Previously a subcategory of sustainability, traceability has moved to the forefront of social demands that impact the industry. Consumers are no longer appeased by promises of “ethically sourced” and are instead now fully basing their purchases off of physical evidence provided by the companies they love.
Brands are finding themselves with an incredibly niche problem of creating a secure relationship with their supply houses in order to ensure the integrity of materials to meet the demands of their loyal consumers. This can be a difficult task that requires a lot of dedicated time and strong communication skills in order to explain the brand’s needs versus the consumers’ needs without putting a strain on the supplier in a way that will disrupt production entirely. This is a two-way street that needs to be beneficial to both the brand and the supplier so that their business relationships continue to grow and expand as the traceability requirements grow more popularized in the upcoming seasons. This has created additional needs for brands as a whole, requiring separate traceability departments or teams that are more familiar with the specifics.
Traceability teams are nothing new for brands like Ralph Lauren and Chanel who have been rolling out these departments right alongside consumer demands to stay inline or one step ahead of the curve - like always. These teams extend much further than the initial roots of sustainability and focus on a brand/supplier relationship in order to develop and maintain positive results with lasting impact.

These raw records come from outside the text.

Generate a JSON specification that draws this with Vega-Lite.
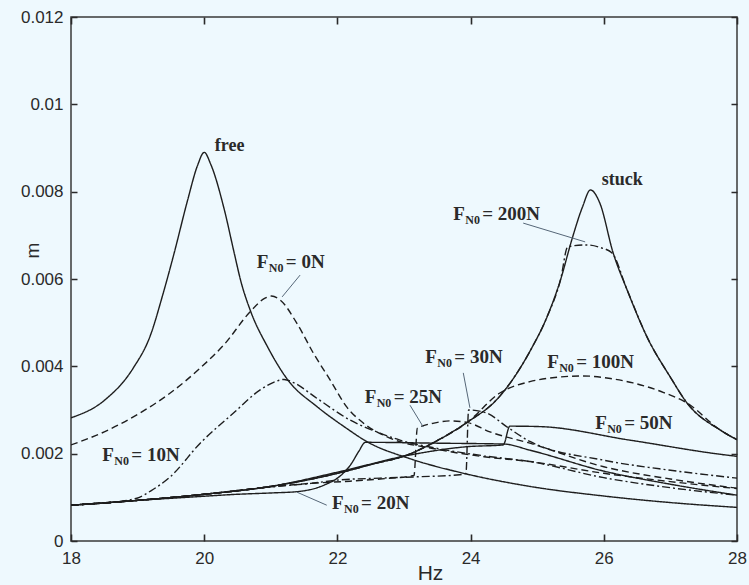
{
  "$schema": "https://vega.github.io/schema/vega-lite/v6.json",
  "width": 666,
  "height": 524,
  "autosize": {"type": "none"},
  "padding": {"left": 71, "top": 17, "right": 12, "bottom": 44},
  "background": "#EEF9FE",
  "config": {
    "view": {"stroke": "#3a3a3a", "strokeWidth": 1.5, "fill": "#EEF9FE"},
    "axis": {"domain": false, "ticks": false, "tickSize": 0, "grid": true, "gridColor": "#2a2a2a", "gridWidth": 1.6, "gridOpacity": 1, "zindex": 1, "labelFont": "Liberation Sans", "labelFontSize": 17, "labelColor": "#2a2a2a", "titleFont": "Liberation Sans", "titleFontWeight": "normal", "titleColor": "#2a2a2a"},
    "text": {"font": "Liberation Serif", "fontWeight": "bold", "color": "#2a2a2a"}
  },
  "datasets": {
    "curves": [
      {"s":"free","x":18,"y":0.00282},{"s":"free","x":18.5,"y":0.00322},{"s":"free","x":18.93,"y":0.00395},{"s":"free","x":19.19,"y":0.0047},{"s":"free","x":19.38,"y":0.00565},{"s":"free","x":19.55,"y":0.0066},{"s":"free","x":19.75,"y":0.0078},{"s":"free","x":19.9,"y":0.0086},{"s":"free","x":20,"y":0.0089},{"s":"free","x":20.1,"y":0.00862},{"s":"free","x":20.3,"y":0.0076},{"s":"free","x":20.45,"y":0.0066},{"s":"free","x":20.55,"y":0.00595},{"s":"free","x":20.7,"y":0.00525},{"s":"free","x":20.95,"y":0.00445},{"s":"free","x":21.25,"y":0.0037},{"s":"free","x":21.7,"y":0.00307},{"s":"free","x":22.1,"y":0.00262},{"s":"free","x":22.45,"y":0.00227},{"s":"free","x":23.1,"y":0.00188},{"s":"free","x":23.84,"y":0.00157},{"s":"free","x":24.85,"y":0.00126},{"s":"free","x":26,"y":0.00103},{"s":"free","x":27,"y":0.00088},{"s":"free","x":28,"y":0.00077},
      {"s":"stuck","x":18,"y":0.00082},{"s":"stuck","x":19,"y":0.00093},{"s":"stuck","x":20,"y":0.00107},{"s":"stuck","x":21,"y":0.00125},{"s":"stuck","x":22,"y":0.00155},{"s":"stuck","x":22.5,"y":0.00175},{"s":"stuck","x":23.1,"y":0.002},{"s":"stuck","x":23.5,"y":0.0023},{"s":"stuck","x":23.96,"y":0.00273},{"s":"stuck","x":24.4,"y":0.00325},{"s":"stuck","x":24.9,"y":0.00437},{"s":"stuck","x":25.15,"y":0.00514},{"s":"stuck","x":25.35,"y":0.00598},{"s":"stuck","x":25.52,"y":0.0069},{"s":"stuck","x":25.68,"y":0.00765},{"s":"stuck","x":25.8,"y":0.00804},{"s":"stuck","x":25.94,"y":0.00774},{"s":"stuck","x":26.14,"y":0.0066},{"s":"stuck","x":26.35,"y":0.00575},{"s":"stuck","x":26.65,"y":0.00467},{"s":"stuck","x":27,"y":0.00375},{"s":"stuck","x":27.25,"y":0.00316},{"s":"stuck","x":27.75,"y":0.00254},{"s":"stuck","x":28,"y":0.00232},
      {"s":"0N","x":18,"y":0.0022},{"s":"0N","x":18.5,"y":0.0025},{"s":"0N","x":19,"y":0.0029},{"s":"0N","x":19.5,"y":0.0034},{"s":"0N","x":19.94,"y":0.00396},{"s":"0N","x":20.3,"y":0.0045},{"s":"0N","x":20.69,"y":0.00525},{"s":"0N","x":20.9,"y":0.00555},{"s":"0N","x":21.01,"y":0.00561},{"s":"0N","x":21.14,"y":0.00552},{"s":"0N","x":21.39,"y":0.00499},{"s":"0N","x":21.64,"y":0.0043},{"s":"0N","x":21.89,"y":0.00369},{"s":"0N","x":22.14,"y":0.00307},{"s":"0N","x":22.39,"y":0.0027},{"s":"0N","x":22.74,"y":0.00239},{"s":"0N","x":23.5,"y":0.0021},{"s":"0N","x":24.2,"y":0.00193},{"s":"0N","x":24.89,"y":0.00182},{"s":"0N","x":26,"y":0.00155},{"s":"0N","x":27,"y":0.00136},{"s":"0N","x":28,"y":0.0012},
      {"s":"10N","x":18,"y":0.00082},{"s":"10N","x":18.5,"y":0.00087},{"s":"10N","x":18.99,"y":0.00098},{"s":"10N","x":19.2,"y":0.00115},{"s":"10N","x":19.49,"y":0.00147},{"s":"10N","x":19.94,"y":0.00224},{"s":"10N","x":20.44,"y":0.00293},{"s":"10N","x":20.84,"y":0.00346},{"s":"10N","x":21.05,"y":0.00364},{"s":"10N","x":21.2,"y":0.0037},{"s":"10N","x":21.35,"y":0.00362},{"s":"10N","x":21.69,"y":0.00327},{"s":"10N","x":22.19,"y":0.00277},{"s":"10N","x":22.64,"y":0.00247},{"s":"10N","x":22.94,"y":0.00231},{"s":"10N","x":23.5,"y":0.00212},{"s":"10N","x":24.2,"y":0.00195},{"s":"10N","x":24.89,"y":0.00182},{"s":"10N","x":26,"y":0.00145},{"s":"10N","x":27,"y":0.00122},{"s":"10N","x":28,"y":0.00105},
      {"s":"20N","x":18,"y":0.00082},{"s":"20N","x":19,"y":0.00093},{"s":"20N","x":19.74,"y":0.001},{"s":"20N","x":20.5,"y":0.00107},{"s":"20N","x":21,"y":0.0011},{"s":"20N","x":21.39,"y":0.00113},{"s":"20N","x":21.8,"y":0.00128},{"s":"20N","x":22.05,"y":0.0015},{"s":"20N","x":22.2,"y":0.00175},{"s":"20N","x":22.32,"y":0.00205},{"s":"20N","x":22.42,"y":0.00226},{"s":"20N","x":23.5,"y":0.00224},{"s":"20N","x":24.5,"y":0.00222},{"s":"20N","x":24.89,"y":0.00208},{"s":"20N","x":26,"y":0.0016},{"s":"20N","x":27,"y":0.0013},{"s":"20N","x":28,"y":0.00105},
      {"s":"25N","x":18,"y":0.00082},{"s":"25N","x":19,"y":0.00093},{"s":"25N","x":20,"y":0.00107},{"s":"25N","x":21,"y":0.00124},{"s":"25N","x":21.6,"y":0.00132},{"s":"25N","x":22.19,"y":0.00137},{"s":"25N","x":22.64,"y":0.00142},{"s":"25N","x":23.15,"y":0.0015},{"s":"25N","x":23.2,"y":0.00258},{"s":"25N","x":23.45,"y":0.0027},{"s":"25N","x":23.69,"y":0.00275},{"s":"25N","x":23.96,"y":0.00271},{"s":"25N","x":24.29,"y":0.0025},{"s":"25N","x":24.89,"y":0.00224},{"s":"25N","x":26,"y":0.0017},{"s":"25N","x":27,"y":0.00142},{"s":"25N","x":28,"y":0.00121},
      {"s":"30N","x":18,"y":0.00082},{"s":"30N","x":19,"y":0.00093},{"s":"30N","x":20,"y":0.00107},{"s":"30N","x":21,"y":0.00124},{"s":"30N","x":21.6,"y":0.00132},{"s":"30N","x":22.04,"y":0.0014},{"s":"30N","x":22.64,"y":0.00144},{"s":"30N","x":23.2,"y":0.00147},{"s":"30N","x":23.79,"y":0.00151},{"s":"30N","x":23.93,"y":0.00155},{"s":"30N","x":23.97,"y":0.003},{"s":"30N","x":24.24,"y":0.00293},{"s":"30N","x":24.54,"y":0.00262},{"s":"30N","x":24.89,"y":0.00228},{"s":"30N","x":26,"y":0.00185},{"s":"30N","x":27,"y":0.00162},{"s":"30N","x":28,"y":0.00144},
      {"s":"50N","x":18,"y":0.00082},{"s":"50N","x":19,"y":0.00093},{"s":"50N","x":20,"y":0.00107},{"s":"50N","x":21,"y":0.00125},{"s":"50N","x":22.04,"y":0.00159},{"s":"50N","x":23.09,"y":0.00197},{"s":"50N","x":23.95,"y":0.00216},{"s":"50N","x":24.49,"y":0.0022},{"s":"50N","x":24.59,"y":0.00263},{"s":"50N","x":25.04,"y":0.00262},{"s":"50N","x":26.39,"y":0.00231},{"s":"50N","x":27.94,"y":0.00195},{"s":"50N","x":28,"y":0.00194},
      {"s":"100N","x":18,"y":0.00082},{"s":"100N","x":19,"y":0.00093},{"s":"100N","x":20,"y":0.00107},{"s":"100N","x":21,"y":0.00125},{"s":"100N","x":22,"y":0.00155},{"s":"100N","x":22.5,"y":0.00175},{"s":"100N","x":23.1,"y":0.002},{"s":"100N","x":23.5,"y":0.0023},{"s":"100N","x":23.96,"y":0.00273},{"s":"100N","x":24.44,"y":0.00339},{"s":"100N","x":24.89,"y":0.00365},{"s":"100N","x":25.3,"y":0.00375},{"s":"100N","x":25.69,"y":0.00378},{"s":"100N","x":26.1,"y":0.00372},{"s":"100N","x":26.44,"y":0.00362},{"s":"100N","x":26.9,"y":0.0034},{"s":"100N","x":27.25,"y":0.00316},{"s":"100N","x":27.75,"y":0.00254},{"s":"100N","x":28,"y":0.00232},
      {"s":"200N","x":18,"y":0.00082},{"s":"200N","x":19,"y":0.00093},{"s":"200N","x":20,"y":0.00107},{"s":"200N","x":21,"y":0.00125},{"s":"200N","x":22,"y":0.00155},{"s":"200N","x":22.5,"y":0.00175},{"s":"200N","x":23.1,"y":0.002},{"s":"200N","x":23.5,"y":0.0023},{"s":"200N","x":23.96,"y":0.00273},{"s":"200N","x":24.4,"y":0.00325},{"s":"200N","x":24.9,"y":0.00437},{"s":"200N","x":25.15,"y":0.00514},{"s":"200N","x":25.35,"y":0.00598},{"s":"200N","x":25.46,"y":0.00674},{"s":"200N","x":25.74,"y":0.00678},{"s":"200N","x":25.95,"y":0.00672},{"s":"200N","x":26.12,"y":0.0066},{"s":"200N","x":26.35,"y":0.00575},{"s":"200N","x":26.65,"y":0.00467},{"s":"200N","x":27,"y":0.00375},{"s":"200N","x":27.25,"y":0.00316},{"s":"200N","x":27.75,"y":0.00254},{"s":"200N","x":28,"y":0.00232}
    ],
    "leaders": [
      {"x":21.44,"y":0.00609,"x2":21.17,"y2":0.00559},
      {"x":24.79,"y":0.00728,"x2":25.72,"y2":0.00685},
      {"x":23.89,"y":0.00385,"x2":23.99,"y2":0.00305},
      {"x":23.09,"y":0.00311,"x2":23.29,"y2":0.00261},
      {"x":21.39,"y":0.00112,"x2":21.84,"y2":0.00082}
    ],
    "words": [
      {"x":20.16,"y":0.00905,"t":"free"},
      {"x":25.97,"y":0.00827,"t":"stuck"}
    ],
    "flabels": [
      {"x":20.79,"y":0.00639,"rest":"= 0N"},
      {"x":18.47,"y":0.00197,"rest":"= 10N"},
      {"x":21.92,"y":0.00087,"rest":"= 20N"},
      {"x":22.41,"y":0.0033,"rest":"= 25N"},
      {"x":23.32,"y":0.00421,"rest":"= 30N"},
      {"x":25.87,"y":0.0027,"rest":"= 50N"},
      {"x":25.15,"y":0.0041,"rest":"= 100N"},
      {"x":23.74,"y":0.00749,"rest":"= 200N"}
    ]
  },
  "layer": [
    {
      "data": {"name": "curves"},
      "mark": {"type": "line", "color": "#1e1e1e", "strokeWidth": 1.4, "clip": true, "interpolate": "monotone"},
      "encoding": {
        "x": {"field": "x", "type": "quantitative", "scale": {"domain": [18, 28], "nice": false}, "axis": {"orient": "bottom", "values": [18,20,22,24,26,28], "format": "d", "gridDash": [7, 510, 7, 1000], "labelPadding": 9, "title": "Hz", "titleFontSize": 21, "titleX": 359, "titleY": 32, "titleBaseline": "middle", "labelFlush": false}},
        "y": {"field": "y", "type": "quantitative", "scale": {"domain": [0, 0.012], "nice": false}, "axis": {"orient": "left", "values": [0,0.002,0.004,0.006,0.008,0.01,0.012], "labelExpr": "'' + datum.value", "gridDash": [6, 654, 6, 1000], "labelPadding": 8, "title": "m", "titleFontSize": 19, "titleX": -39, "titleY": 233, "titleAngle": -90, "titleBaseline": "middle", "labelFlush": false}},
        "detail": {"field": "s", "type": "nominal"},
        "strokeDash": {"field": "s", "type": "nominal", "legend": null, "scale": {"domain": ["free","stuck","0N","10N","20N","25N","30N","50N","100N","200N"], "range": [[1,0],[1,0],[7,4],[8,3,2,3],[1,0],[7,4],[8,3,2,3],[1,0],[7,4],[8,3,2,3]]}}
      }
    },
    {
      "data": {"name": "leaders"},
      "mark": {"type": "rule", "color": "#566778", "strokeWidth": 1},
      "encoding": {
        "x": {"field": "x", "type": "quantitative"},
        "y": {"field": "y", "type": "quantitative"},
        "x2": {"field": "x2"},
        "y2": {"field": "y2"}
      }
    },
    {
      "data": {"name": "words"},
      "mark": {"type": "text", "fontSize": 18, "align": "left", "baseline": "middle"},
      "encoding": {
        "x": {"field": "x", "type": "quantitative"},
        "y": {"field": "y", "type": "quantitative"},
        "text": {"field": "t"}
      }
    },
    {
      "data": {"name": "flabels"},
      "mark": {"type": "text", "fontSize": 19, "align": "left", "baseline": "middle", "text": "F"},
      "encoding": {
        "x": {"field": "x", "type": "quantitative"},
        "y": {"field": "y", "type": "quantitative"}
      }
    },
    {
      "data": {"name": "flabels"},
      "mark": {"type": "text", "fontSize": 12, "align": "left", "baseline": "middle", "text": "N0", "dx": 12, "dy": 6},
      "encoding": {
        "x": {"field": "x", "type": "quantitative"},
        "y": {"field": "y", "type": "quantitative"}
      }
    },
    {
      "data": {"name": "flabels"},
      "mark": {"type": "text", "fontSize": 19, "align": "left", "baseline": "middle", "dx": 29},
      "encoding": {
        "x": {"field": "x", "type": "quantitative"},
        "y": {"field": "y", "type": "quantitative"},
        "text": {"field": "rest"}
      }
    }
  ]
}
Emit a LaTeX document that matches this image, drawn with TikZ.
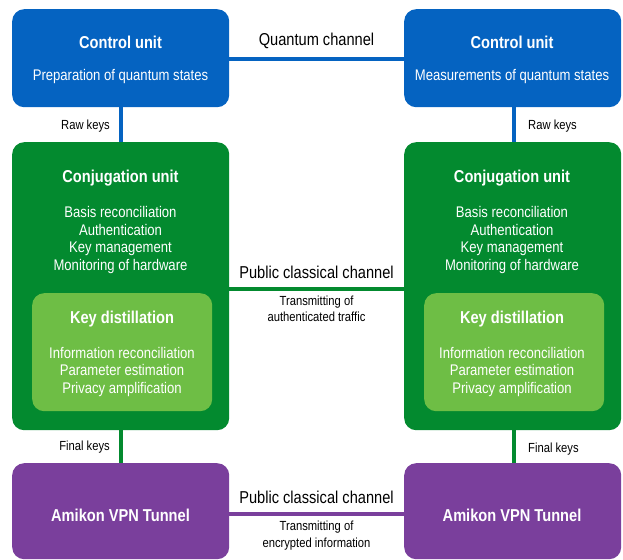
\documentclass[tikz,border=0pt]{standalone}
\usepackage{fontspec}
\setmainfont{Liberation Sans}[FakeStretch=0.85]
\definecolor{cublue}{HTML}{0563C1}
\definecolor{cjgreen}{HTML}{038A2F}
\definecolor{kdgreen}{HTML}{6EBE45}
\definecolor{vpnpurple}{HTML}{7A3F9C}
\tikzset{
  boxbase/.style={rectangle, rounded corners=12pt, inner sep=0pt, anchor=north west},
  title/.style={text=white, font=\fontsize{17.2}{20}\selectfont\bfseries, inner sep=0pt},
  body/.style={text=white, font=\fontsize{15.4}{17.7}\selectfont, align=center, inner sep=0pt},
  chlabel/.style={font=\fontsize{17.2}{20}\selectfont, inner sep=0pt},
  small/.style={font=\fontsize{13.2}{16.5}\selectfont, align=center, inner sep=0pt},
  link/.style={line width=4.5pt}
}
\begin{document}
\begin{tikzpicture}[x=1pt,y=-1pt]
\useasboundingbox (0,0) rectangle (623,559);
% boxes
\node[boxbase, fill=cublue, minimum width=217pt, minimum height=98pt] (cuL) at (12,9) {};
\node[boxbase, fill=cublue, minimum width=217pt, minimum height=98pt] (cuR) at (404,9) {};
\node[boxbase, fill=cjgreen, minimum width=217pt, minimum height=288pt] (cjL) at (12,142) {};
\node[boxbase, fill=cjgreen, minimum width=217pt, minimum height=288pt] (cjR) at (404,142) {};
\node[boxbase, fill=kdgreen, minimum width=180pt, minimum height=118pt] (kdL) at (32,293) {};
\node[boxbase, fill=kdgreen, minimum width=180pt, minimum height=118pt] (kdR) at (424,293) {};
\node[boxbase, fill=vpnpurple, minimum width=217pt, minimum height=96pt] (vpL) at (12,463) {};
\node[boxbase, fill=vpnpurple, minimum width=217pt, minimum height=96pt] (vpR) at (404,463) {};
% texts left
\node[title] (cuLt) at (120.5,42) {Control unit};
\node[body] (cuLb) at (120.5,77) {Preparation of quantum states};
\node[title] (cjLt) at (120.5,178) {Conjugation unit};
\node[body] (cjLb) at (120.5,240) {Basis reconciliation\\Authentication\\Key management\\Monitoring of hardware};
\node[title] (kdLt) at (122,319) {Key distillation};
\node[body] (kdLb) at (122,372) {Information reconciliation\\Parameter estimation\\Privacy amplification};
\node[title] (vpLt) at (120.5,515) {Amikon VPN Tunnel};
% texts right
\node[title] (cuRt) at (512,42) {Control unit};
\node[body] (cuRb) at (512,77) {Measurements of quantum states};
\node[title] (cjRt) at (512,178) {Conjugation unit};
\node[body] (cjRb) at (512,240) {Basis reconciliation\\Authentication\\Key management\\Monitoring of hardware};
\node[title] (kdRt) at (512,319) {Key distillation};
\node[body] (kdRb) at (512,372) {Information reconciliation\\Parameter estimation\\Privacy amplification};
\node[title] (vpRt) at (512,515) {Amikon VPN Tunnel};
% connectors
\coordinate (qy) at (0,59);
\coordinate (py) at (0,289);
\coordinate (vy) at (0,514);
\draw[link, cublue] (cuL.east |- qy) -- (cuR.west |- qy);
\draw[link, cjgreen] (cjL.east |- py) -- (cjR.west |- py);
\draw[link, vpnpurple] (vpL.east |- vy) -- (vpR.west |- vy);
\coordinate (lx) at (121,0);
\coordinate (rx) at (514,0);
\draw[link, cublue] (lx |- cuL.south) -- (lx |- cjL.north);
\draw[link, cublue] (rx |- cuR.south) -- (rx |- cjR.north);
\draw[link, cjgreen] (lx |- cjL.south) -- (lx |- vpL.north);
\draw[link, cjgreen] (rx |- cjR.south) -- (rx |- vpR.north);
% labels
\node[chlabel] (qlab) at (316.5,41) {Quantum channel};
\node[chlabel] (plab) at (316.5,272) {Public classical channel};
\node[small] (plab2) at (316.5,309) {Transmitting of\\authenticated traffic};
\node[chlabel] (vlab) at (316.5,497) {Public classical channel};
\node[small] (vlab2) at (316.5,535.5) {Transmitting of\\encrypted information};
\node[small, anchor=east] (rkL) at (110,126) {Raw keys};
\node[small, anchor=west] (rkR) at (528,126) {Raw keys};
\node[small, anchor=east] (fkL) at (110,447) {Final keys};
\node[small, anchor=west] (fkR) at (528,449) {Final keys};
\end{tikzpicture}
\end{document}
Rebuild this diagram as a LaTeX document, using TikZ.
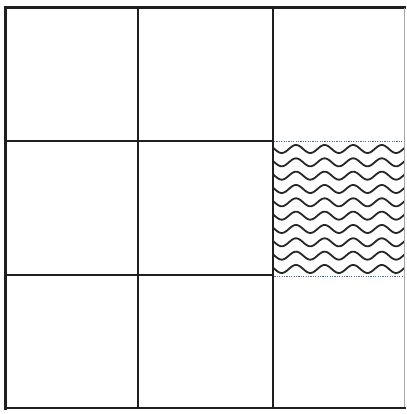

It is no secret that brands are under pressure to not only meet the expectations of their consumers but to also now comply with the existing and newly evolving legislation in multiple countries as they continue to roll out. Retailers are also beginning to push back on brands with the requirements that each and every one of their partners should meet them evenly with their ethical requirements in order to continue to do business together - and it is in the best interest of a brand to show empathy by acknowledging this request. It would behoove both the retailers and brands to work in unison to create a plan of action to progress forward in traceability transparency that would appease all parties involved.
The traceability demand proves yet again that the fashion industry as a whole is constantly progressing forward - deciding yet again that it is more important to find agile, flexible talent rather than stay stagnant with outdated business models.
Of course traceability comes in all shapes and sizes; there’s a method to be had for every business model - but there is no doubt that it should be at the top of every budget, marketing and company policy making conversations for the next few seasons.